The issue isn't whether the product is good. The issue is whether it's relevant. First, how many people outside IBM even use Lotus? Market share is a real issue. If your business partners use Facebook, what's the point of using Quickr or Connections? It strikes me as rather solipsistic.
The other, related, problem, is that Facebook (and LinkedIn, to name two) are free, and freely chosen by its intended audience--oh yeah, the users.
That is the essential problem for IBM--it has no users to speak of -- for Lotus.

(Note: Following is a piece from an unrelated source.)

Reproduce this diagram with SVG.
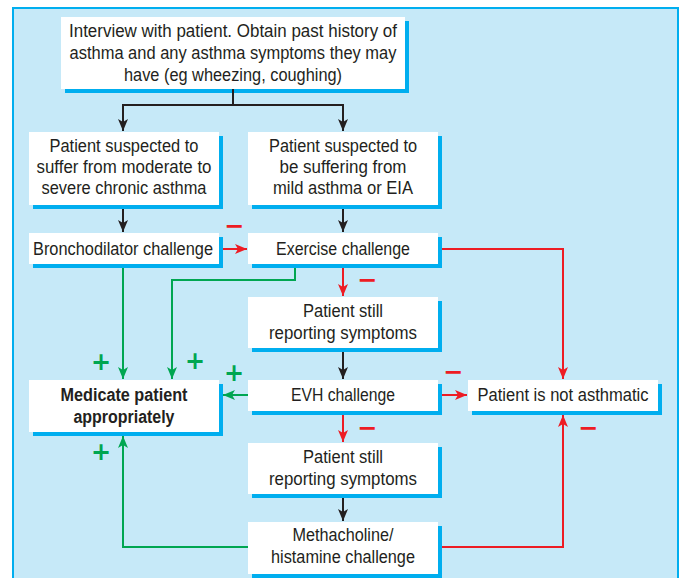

Mike Gotta puts it nice and starkly for IBM, even as he paints this year's Lotusphere as a chance to make Lotus relevant to the larger enterprise market:
Yes, individual products are improving and individual teams behind those products are more energized (namely the Lotus Sametime and Connections teams) - but having a few products improve is not going to deliver the type of tipping point IBM needs in the market.
Even adding features like a LinkedIn plug-in is irrelevant when users will pluck tools off the Web like fruit from a tree, rather than getting stale versions at the supermarket.
IBM can continue to try and put lipstick on its software pig, but it will still smell like a piece of adjunct functionality to a legacy enterprise application of yore.
IBM should do the right thing and use next year's Lotusphere as a platform for selling Notes to a company capable of making it exciting and, most of all, free. Free from its IBM legacy and free of cost as well.